At the beginning of the Pesah seder, just about the time when everyone at the table has gotten comfortable and is ready to begin, the haggadah asks us to do something that seems, on the surface, to be a bit strange. The leader holds up a piece of matzah and declares, “Ha Lahma Anya – This is the bread of poverty and persecution that our ancestors ate in the Land of Egypt. All who are hungry come and eat. All who are in need, come and share the Pesah meal.”

We who have heard the story of matzah all of our lives may be quick to associate matzah — a dry, simple staple — with our slavery in Egypt. But, if we look a little closer, we see that matzah is not necessarily connected with poverty and persecution since, according to the Torah, we ate matzah as we were leaving Egypt, already on our exodus. In that case, matzah could have been more clearly defined as the bread of our liberation; it was the first food we ate when we were no longer slaves.
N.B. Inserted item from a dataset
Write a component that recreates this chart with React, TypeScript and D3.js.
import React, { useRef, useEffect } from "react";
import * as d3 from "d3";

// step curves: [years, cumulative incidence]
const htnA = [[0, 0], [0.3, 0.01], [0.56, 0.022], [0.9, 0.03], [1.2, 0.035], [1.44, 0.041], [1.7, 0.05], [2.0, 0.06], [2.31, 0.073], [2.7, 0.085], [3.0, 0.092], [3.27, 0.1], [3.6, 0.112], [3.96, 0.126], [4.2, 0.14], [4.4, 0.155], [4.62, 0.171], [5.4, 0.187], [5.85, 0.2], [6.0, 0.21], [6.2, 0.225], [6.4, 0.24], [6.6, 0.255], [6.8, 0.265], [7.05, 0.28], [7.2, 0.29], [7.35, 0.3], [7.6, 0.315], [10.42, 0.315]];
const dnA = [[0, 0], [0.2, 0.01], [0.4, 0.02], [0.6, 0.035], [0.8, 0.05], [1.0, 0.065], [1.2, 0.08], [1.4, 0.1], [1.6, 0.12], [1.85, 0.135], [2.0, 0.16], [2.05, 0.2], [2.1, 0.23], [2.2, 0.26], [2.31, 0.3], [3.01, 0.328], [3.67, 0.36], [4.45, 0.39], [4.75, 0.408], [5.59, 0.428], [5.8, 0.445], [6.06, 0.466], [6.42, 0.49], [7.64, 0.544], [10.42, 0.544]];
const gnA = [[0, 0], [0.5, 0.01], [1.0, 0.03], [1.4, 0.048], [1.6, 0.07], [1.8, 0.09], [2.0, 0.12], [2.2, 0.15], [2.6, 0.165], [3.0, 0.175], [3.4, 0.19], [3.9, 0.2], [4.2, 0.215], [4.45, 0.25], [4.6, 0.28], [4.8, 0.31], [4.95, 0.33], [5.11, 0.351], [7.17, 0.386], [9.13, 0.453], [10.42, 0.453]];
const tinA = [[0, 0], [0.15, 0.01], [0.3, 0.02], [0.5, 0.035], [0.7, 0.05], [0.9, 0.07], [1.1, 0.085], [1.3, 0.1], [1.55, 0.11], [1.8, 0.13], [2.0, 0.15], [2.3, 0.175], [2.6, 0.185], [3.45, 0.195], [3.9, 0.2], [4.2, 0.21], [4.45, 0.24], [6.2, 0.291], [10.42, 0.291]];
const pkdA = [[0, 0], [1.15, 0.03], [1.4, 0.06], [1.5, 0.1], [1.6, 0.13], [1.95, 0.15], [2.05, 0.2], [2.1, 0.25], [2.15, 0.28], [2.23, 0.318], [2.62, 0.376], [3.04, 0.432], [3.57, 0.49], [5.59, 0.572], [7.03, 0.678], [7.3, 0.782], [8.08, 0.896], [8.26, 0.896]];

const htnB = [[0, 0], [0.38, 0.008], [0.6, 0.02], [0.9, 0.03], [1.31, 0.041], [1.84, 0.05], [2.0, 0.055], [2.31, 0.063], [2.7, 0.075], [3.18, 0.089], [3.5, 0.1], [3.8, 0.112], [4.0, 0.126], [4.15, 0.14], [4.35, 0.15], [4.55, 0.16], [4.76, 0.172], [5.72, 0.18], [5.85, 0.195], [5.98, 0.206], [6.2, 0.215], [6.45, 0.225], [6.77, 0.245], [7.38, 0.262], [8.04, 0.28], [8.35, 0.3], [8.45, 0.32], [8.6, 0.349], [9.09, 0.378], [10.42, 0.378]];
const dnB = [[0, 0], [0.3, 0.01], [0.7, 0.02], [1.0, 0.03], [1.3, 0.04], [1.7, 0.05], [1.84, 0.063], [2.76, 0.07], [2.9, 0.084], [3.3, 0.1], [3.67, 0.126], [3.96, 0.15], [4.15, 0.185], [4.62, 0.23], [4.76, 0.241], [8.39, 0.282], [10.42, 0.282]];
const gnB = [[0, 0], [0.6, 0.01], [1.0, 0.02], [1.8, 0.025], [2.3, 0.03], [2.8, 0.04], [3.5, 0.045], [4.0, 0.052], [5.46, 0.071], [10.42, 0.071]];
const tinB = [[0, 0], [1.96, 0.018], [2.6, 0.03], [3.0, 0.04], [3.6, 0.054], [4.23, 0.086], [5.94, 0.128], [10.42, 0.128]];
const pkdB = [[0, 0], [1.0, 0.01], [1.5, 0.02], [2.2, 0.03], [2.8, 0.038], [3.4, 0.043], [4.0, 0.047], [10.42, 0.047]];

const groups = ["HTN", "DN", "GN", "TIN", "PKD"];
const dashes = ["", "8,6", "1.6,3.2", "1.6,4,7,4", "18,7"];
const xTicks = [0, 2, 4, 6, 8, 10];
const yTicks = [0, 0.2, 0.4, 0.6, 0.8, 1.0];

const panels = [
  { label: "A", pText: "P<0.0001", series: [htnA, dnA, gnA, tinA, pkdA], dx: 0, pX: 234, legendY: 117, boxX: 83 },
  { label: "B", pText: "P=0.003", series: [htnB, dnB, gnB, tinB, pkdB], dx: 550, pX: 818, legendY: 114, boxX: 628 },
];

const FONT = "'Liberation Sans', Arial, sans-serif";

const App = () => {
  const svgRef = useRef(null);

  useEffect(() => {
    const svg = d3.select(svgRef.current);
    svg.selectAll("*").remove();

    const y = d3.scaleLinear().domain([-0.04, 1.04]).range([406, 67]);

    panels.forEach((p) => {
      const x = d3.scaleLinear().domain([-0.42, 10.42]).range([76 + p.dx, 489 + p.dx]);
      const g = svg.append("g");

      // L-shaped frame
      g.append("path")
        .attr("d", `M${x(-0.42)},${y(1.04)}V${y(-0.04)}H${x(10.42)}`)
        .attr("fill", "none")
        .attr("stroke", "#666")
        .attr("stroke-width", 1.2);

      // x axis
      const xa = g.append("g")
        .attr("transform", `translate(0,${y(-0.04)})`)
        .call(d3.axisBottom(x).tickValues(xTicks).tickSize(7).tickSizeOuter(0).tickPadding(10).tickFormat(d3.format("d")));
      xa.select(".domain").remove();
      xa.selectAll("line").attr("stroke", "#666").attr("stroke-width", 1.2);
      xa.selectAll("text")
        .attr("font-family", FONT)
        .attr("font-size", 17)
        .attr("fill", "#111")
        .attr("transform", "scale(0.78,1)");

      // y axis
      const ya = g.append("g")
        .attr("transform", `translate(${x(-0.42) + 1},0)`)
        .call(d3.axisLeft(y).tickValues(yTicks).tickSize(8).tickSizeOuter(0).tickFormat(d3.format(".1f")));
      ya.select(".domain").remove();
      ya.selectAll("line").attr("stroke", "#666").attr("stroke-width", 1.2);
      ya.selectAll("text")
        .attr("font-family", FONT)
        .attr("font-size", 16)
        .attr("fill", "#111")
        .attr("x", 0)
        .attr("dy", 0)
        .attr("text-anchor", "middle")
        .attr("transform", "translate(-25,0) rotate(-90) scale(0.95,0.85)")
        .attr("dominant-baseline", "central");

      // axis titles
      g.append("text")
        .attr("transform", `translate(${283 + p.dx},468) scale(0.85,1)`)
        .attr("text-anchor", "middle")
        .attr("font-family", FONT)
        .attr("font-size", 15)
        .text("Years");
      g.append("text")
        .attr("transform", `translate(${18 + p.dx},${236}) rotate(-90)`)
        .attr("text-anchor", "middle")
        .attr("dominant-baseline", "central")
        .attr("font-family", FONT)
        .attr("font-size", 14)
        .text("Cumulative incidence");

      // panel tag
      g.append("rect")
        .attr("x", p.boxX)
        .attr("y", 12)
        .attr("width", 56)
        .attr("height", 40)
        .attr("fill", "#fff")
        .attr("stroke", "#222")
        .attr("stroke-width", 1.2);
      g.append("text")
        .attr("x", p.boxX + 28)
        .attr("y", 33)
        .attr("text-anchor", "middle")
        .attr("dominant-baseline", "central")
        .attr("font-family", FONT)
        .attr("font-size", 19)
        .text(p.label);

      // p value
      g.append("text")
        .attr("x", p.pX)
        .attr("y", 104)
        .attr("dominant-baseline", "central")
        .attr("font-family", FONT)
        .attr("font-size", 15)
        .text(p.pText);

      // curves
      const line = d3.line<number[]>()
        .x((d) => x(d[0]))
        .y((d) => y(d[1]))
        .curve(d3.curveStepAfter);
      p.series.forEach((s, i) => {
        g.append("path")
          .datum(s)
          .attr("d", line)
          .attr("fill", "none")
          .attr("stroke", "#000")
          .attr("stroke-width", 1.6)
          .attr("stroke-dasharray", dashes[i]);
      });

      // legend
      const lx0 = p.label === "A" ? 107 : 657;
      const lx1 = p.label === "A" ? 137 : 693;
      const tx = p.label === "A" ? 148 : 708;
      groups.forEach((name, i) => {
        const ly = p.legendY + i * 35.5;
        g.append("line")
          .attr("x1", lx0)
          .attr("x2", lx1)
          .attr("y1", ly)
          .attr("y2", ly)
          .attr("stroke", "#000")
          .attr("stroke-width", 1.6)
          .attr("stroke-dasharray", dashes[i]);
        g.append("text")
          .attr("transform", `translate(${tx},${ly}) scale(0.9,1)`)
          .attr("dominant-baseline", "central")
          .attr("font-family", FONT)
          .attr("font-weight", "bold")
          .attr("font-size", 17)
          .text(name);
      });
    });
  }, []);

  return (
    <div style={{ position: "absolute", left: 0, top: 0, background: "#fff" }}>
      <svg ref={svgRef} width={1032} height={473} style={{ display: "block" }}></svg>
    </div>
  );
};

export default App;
This potential mislabeling begs us to think more deeply: What exactly is it about matzah that represents bondage? In the story of the Exodus, we read that when our people were about to be freed by Pharaoh, God dictated the first commandment to Moses and Aaron in the entire Torah: the institution of a calendar. The calendar was more than a set of dates; it was a blessed gift for it gave us the power to determine our own schedule, our own sense of time. When we were slaves, we were at the beck and call of our masters and never had time for our own spiritual and personal needs. Now, as a free people, we had more control of our own time and could more freely choose how we wanted to spend it. When we established our Jewish calendar, we made a statement about our freedom that was louder than the Liberty Bell.

Matzah, conversely, is a symbol of limited time. We are told that we hastened to leave Egypt, taking our dough before it was leavened, with our kneading bowls wrapped in cloaks on our shoulders. Matzah is a reminder of the period in our history when we were close to freedom, but we still did not have complete control over our own time and our own destiny. And when we begin our meal and invite all those in our community, our neighborhood, and our world to join with us, we are offering more than just food and spiritual nourishment. We are offering our less fortunate brothers and sisters the time to be free from worrying about some of their needs (food, shelter, commmunity) and to concentrate on celebration, freedom, and joy.

Maimonides once wrote that “whoever locks the doors of the courtyard on holidays, and eats and drinks with his wife and children, and does not provide food and drink for poor or suffering people, this is not a ‘mitzvah celebration’ but a ‘celebration of the belly’… and this kind of celebration is a disgrace.” (Mishneh Torah, Laws of the Festivals, 6:8) Let us continue the proud B’nai Jeshurun tradition of making Pesah a mitzvah celebration. We should all seriously consider inviting those members of our community in emotional, spiritual, or physical need to our homes for Pesah. If that is not possible, then I encourage our members to donate the cost of one setting at the Pesah table to Mazon: A Jewish Response to Hunger at 1240 Wilshire Boulevard, Suite 303, Los Angeles, CA 910251015. In this way, we can assure that all of our brothers and sisters can appreciate the liberating celebration of Pesah.